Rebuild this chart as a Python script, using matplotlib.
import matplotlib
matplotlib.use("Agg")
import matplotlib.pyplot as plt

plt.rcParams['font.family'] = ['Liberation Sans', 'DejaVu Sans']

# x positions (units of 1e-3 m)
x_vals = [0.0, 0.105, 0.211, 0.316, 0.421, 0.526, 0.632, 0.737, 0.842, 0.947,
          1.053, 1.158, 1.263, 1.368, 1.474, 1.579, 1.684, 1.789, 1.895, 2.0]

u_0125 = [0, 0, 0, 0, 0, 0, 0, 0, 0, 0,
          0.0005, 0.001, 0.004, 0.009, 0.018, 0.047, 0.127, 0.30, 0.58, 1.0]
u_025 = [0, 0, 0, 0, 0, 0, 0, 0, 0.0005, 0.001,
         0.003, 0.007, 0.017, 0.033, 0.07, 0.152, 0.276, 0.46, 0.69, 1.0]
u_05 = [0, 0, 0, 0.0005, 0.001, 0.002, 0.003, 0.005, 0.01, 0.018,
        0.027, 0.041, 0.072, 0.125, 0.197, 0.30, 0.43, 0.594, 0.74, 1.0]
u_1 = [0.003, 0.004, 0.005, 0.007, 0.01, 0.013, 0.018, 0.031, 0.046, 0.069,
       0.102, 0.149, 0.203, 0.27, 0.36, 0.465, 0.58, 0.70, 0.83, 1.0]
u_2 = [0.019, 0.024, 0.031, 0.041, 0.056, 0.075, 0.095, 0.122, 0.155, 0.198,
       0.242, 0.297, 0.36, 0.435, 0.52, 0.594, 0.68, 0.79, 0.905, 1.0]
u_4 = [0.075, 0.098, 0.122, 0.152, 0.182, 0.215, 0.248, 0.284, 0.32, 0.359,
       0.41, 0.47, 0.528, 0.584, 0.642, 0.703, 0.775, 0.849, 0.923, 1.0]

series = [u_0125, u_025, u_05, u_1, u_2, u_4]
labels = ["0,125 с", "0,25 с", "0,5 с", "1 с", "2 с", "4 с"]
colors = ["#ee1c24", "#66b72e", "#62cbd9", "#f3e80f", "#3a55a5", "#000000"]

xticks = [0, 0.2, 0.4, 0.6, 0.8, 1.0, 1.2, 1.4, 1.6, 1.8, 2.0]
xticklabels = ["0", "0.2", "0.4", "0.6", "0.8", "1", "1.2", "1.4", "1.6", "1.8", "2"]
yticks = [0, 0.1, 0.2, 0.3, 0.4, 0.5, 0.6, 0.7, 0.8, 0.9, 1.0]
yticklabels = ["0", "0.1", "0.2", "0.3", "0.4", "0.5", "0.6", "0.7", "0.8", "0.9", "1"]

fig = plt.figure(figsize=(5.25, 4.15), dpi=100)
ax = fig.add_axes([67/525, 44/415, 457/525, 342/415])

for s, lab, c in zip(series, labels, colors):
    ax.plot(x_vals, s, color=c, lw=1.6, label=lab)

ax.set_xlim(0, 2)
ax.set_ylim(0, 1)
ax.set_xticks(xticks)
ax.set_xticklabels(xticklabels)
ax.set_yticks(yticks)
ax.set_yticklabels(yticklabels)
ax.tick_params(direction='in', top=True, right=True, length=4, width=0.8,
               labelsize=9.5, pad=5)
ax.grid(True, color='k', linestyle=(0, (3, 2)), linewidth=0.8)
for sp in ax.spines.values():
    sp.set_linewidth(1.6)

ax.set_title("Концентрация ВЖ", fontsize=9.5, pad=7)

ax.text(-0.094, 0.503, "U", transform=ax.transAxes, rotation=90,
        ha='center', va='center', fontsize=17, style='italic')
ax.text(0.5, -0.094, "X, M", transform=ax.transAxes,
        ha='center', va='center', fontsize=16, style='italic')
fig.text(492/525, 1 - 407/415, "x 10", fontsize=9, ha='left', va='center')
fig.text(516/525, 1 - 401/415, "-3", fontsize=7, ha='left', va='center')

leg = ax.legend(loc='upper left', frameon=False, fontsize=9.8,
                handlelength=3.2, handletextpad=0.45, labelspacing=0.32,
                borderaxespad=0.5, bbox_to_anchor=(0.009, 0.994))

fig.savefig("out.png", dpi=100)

________

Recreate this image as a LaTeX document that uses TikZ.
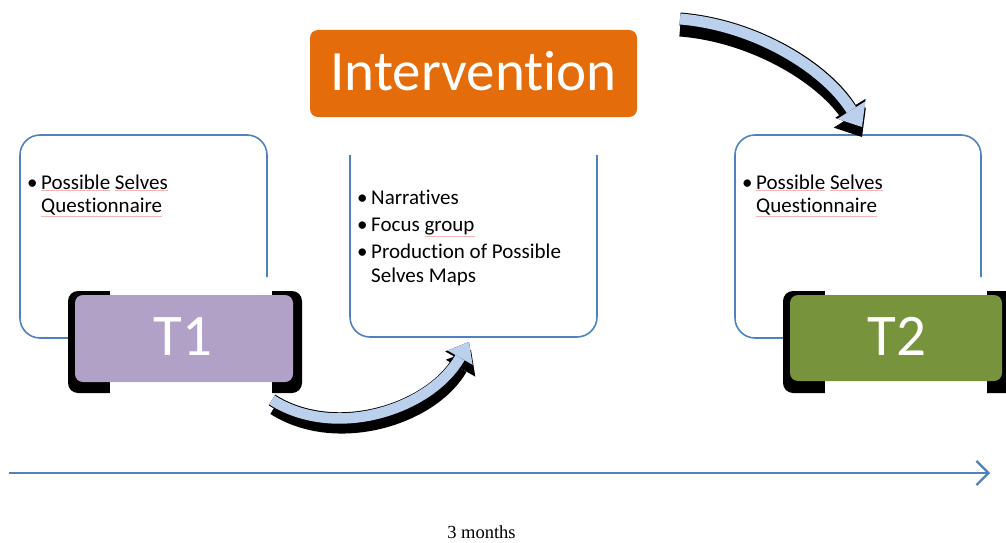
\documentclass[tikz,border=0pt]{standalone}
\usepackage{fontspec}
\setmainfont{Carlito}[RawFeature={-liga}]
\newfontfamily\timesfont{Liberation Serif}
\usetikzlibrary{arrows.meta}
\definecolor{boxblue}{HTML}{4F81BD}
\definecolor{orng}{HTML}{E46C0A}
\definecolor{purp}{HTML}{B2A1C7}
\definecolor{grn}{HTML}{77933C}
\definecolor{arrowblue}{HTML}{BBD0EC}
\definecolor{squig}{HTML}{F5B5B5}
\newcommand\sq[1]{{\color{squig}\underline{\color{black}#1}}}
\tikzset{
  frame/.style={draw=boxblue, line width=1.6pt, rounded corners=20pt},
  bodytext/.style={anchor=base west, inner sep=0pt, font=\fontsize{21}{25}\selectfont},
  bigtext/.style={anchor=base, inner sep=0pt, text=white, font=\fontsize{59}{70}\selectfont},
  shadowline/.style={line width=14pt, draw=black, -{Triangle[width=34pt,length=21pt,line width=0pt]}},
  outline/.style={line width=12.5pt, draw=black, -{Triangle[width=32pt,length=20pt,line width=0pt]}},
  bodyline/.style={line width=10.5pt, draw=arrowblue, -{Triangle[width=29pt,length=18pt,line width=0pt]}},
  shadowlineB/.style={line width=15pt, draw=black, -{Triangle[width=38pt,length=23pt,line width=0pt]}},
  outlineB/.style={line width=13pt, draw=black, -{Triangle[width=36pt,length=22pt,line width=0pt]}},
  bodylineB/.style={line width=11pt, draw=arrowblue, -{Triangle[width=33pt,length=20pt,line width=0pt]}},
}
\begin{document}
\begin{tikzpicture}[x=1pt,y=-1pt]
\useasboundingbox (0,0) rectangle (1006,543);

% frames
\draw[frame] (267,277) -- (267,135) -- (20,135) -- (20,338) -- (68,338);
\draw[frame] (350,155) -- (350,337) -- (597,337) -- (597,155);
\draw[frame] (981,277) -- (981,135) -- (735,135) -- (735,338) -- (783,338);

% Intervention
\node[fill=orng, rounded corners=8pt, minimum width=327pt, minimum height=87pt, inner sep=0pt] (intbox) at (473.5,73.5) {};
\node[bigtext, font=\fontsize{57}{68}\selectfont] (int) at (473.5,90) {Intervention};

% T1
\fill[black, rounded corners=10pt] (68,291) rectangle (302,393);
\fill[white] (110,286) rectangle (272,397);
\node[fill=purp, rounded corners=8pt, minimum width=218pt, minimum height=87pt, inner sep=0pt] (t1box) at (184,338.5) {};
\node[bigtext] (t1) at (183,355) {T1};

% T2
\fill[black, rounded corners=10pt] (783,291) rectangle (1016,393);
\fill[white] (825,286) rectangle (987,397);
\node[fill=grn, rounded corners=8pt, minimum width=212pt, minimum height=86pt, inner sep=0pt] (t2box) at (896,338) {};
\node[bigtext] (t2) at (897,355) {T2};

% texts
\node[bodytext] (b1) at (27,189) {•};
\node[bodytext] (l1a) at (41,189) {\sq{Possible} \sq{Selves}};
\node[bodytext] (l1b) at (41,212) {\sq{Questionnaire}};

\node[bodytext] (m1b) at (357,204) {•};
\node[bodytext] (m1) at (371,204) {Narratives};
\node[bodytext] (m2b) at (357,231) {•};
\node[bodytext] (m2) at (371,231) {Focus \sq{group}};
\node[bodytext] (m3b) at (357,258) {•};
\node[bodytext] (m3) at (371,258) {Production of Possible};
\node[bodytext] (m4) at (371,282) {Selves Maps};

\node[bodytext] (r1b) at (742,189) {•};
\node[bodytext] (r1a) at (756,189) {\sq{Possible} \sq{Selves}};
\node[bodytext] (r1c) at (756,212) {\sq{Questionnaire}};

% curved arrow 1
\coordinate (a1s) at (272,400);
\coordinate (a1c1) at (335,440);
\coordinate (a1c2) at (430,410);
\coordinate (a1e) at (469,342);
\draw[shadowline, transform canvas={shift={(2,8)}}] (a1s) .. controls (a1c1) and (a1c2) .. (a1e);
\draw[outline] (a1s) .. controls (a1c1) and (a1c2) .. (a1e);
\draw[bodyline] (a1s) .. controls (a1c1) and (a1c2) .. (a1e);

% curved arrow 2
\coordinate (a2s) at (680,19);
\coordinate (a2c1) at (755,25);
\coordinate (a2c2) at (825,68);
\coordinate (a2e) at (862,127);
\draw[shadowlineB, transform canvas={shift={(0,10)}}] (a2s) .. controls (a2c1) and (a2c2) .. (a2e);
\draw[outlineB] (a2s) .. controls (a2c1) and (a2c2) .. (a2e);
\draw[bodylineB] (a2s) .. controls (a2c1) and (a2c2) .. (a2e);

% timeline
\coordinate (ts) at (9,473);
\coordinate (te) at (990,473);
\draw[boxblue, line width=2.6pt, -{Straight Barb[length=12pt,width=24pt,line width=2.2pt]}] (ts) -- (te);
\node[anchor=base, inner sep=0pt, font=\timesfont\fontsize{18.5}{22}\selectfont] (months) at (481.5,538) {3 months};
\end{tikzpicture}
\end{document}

________

=== Your objective ===
Provide an exact reproduction of only those lines that start at the line containing "Rebuild this chart" and end at the line containing "1.789, 1.895, 2.0]", inclusive.

=== Output for this task ===
Rebuild this chart as a Python script, using matplotlib.
import matplotlib
matplotlib.use("Agg")
import matplotlib.pyplot as plt

plt.rcParams['font.family'] = ['Liberation Sans', 'DejaVu Sans']

# x positions (units of 1e-3 m)
x_vals = [0.0, 0.105, 0.211, 0.316, 0.421, 0.526, 0.632, 0.737, 0.842, 0.947,
          1.053, 1.158, 1.263, 1.368, 1.474, 1.579, 1.684, 1.789, 1.895, 2.0]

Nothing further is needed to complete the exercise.